GIVEN DATA.
## start

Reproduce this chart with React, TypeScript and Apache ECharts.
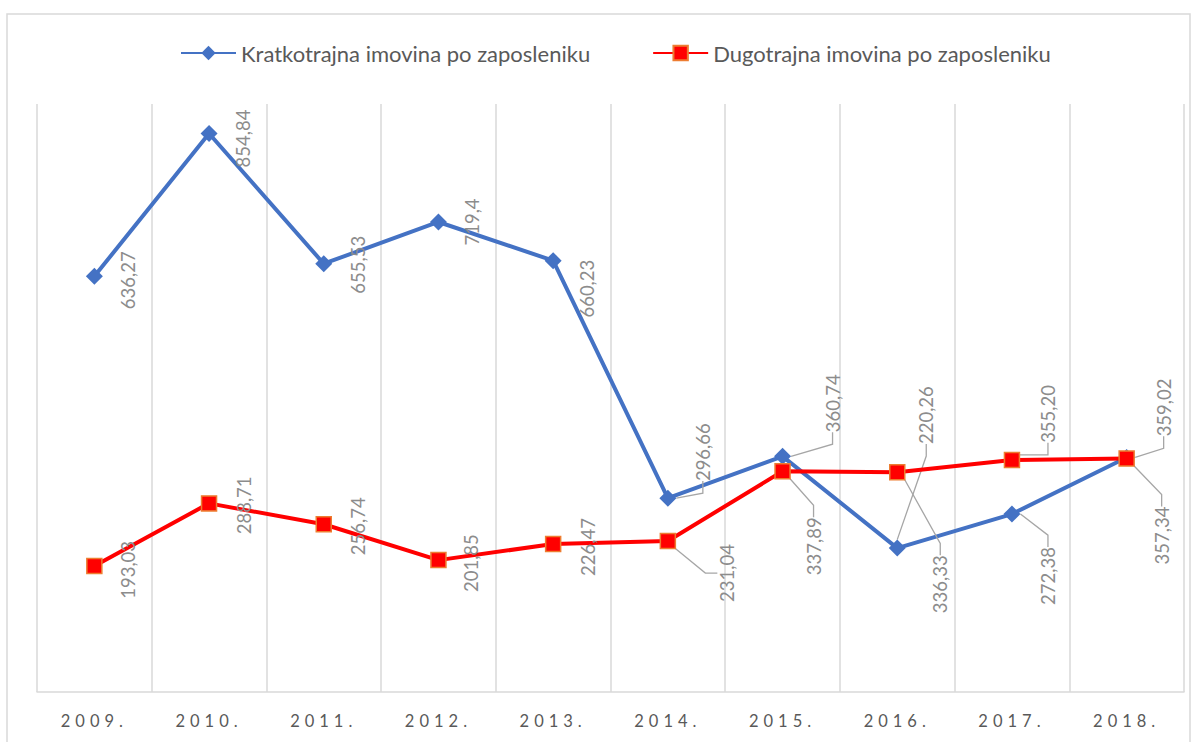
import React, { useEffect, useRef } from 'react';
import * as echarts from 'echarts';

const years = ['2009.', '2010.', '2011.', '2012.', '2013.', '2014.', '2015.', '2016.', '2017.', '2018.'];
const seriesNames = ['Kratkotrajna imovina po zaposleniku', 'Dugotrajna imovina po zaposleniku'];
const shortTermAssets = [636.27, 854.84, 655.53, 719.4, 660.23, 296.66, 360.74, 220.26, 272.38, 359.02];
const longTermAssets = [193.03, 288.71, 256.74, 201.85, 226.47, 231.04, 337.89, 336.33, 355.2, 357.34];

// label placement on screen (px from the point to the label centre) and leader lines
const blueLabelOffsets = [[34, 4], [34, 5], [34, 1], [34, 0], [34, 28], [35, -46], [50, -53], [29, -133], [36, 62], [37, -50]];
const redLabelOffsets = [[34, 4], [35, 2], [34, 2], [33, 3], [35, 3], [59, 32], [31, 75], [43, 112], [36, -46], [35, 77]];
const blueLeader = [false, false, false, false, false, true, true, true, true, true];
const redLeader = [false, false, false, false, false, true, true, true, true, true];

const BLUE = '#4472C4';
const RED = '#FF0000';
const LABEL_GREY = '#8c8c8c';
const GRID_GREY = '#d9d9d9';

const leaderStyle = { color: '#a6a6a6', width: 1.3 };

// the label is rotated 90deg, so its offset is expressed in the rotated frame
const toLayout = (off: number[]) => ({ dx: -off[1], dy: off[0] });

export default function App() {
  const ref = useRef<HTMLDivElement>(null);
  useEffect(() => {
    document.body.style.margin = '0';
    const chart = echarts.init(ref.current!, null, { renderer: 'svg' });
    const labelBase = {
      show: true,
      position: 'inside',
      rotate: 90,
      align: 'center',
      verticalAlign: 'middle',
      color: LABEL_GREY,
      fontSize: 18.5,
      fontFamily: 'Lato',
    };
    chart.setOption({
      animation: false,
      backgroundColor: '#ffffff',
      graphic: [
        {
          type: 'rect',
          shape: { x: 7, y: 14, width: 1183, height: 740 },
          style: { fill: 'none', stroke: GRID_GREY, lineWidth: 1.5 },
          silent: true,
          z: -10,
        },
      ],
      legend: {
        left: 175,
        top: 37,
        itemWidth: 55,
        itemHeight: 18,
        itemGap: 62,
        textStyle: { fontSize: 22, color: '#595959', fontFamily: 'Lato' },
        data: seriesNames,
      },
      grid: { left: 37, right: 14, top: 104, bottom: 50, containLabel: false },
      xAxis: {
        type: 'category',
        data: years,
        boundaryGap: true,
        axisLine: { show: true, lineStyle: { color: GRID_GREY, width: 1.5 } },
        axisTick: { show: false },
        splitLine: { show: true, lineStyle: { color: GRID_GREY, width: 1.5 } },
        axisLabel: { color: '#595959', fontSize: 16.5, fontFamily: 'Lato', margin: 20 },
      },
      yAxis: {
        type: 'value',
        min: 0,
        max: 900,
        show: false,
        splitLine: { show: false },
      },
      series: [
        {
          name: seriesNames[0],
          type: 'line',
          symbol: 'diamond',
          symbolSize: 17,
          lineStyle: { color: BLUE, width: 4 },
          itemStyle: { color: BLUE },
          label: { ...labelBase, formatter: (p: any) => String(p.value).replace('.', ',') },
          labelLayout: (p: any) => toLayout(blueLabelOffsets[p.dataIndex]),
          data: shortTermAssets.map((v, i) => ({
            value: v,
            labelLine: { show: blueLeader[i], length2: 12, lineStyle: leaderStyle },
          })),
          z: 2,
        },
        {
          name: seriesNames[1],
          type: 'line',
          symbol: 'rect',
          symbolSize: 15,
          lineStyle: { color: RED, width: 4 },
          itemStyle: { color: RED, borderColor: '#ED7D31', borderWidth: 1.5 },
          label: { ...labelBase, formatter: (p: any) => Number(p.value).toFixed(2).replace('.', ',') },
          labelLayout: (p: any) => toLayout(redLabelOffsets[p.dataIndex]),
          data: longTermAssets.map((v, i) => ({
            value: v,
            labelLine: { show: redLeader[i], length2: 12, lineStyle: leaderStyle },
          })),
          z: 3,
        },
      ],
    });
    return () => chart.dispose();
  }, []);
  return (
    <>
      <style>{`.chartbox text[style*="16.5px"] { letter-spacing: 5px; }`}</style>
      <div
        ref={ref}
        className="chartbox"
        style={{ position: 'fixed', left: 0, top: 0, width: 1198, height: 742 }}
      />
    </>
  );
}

## end

TASK TO COMPLETE.
Return the material line for line, from its beginning to the line that contains "import * as echarts from 'echarts';", with the pictures left out.

SOLUTION FOR THIS PROBLEM.
Reproduce this chart with React, TypeScript and Apache ECharts.
import React, { useEffect, useRef } from 'react';
import * as echarts from 'echarts';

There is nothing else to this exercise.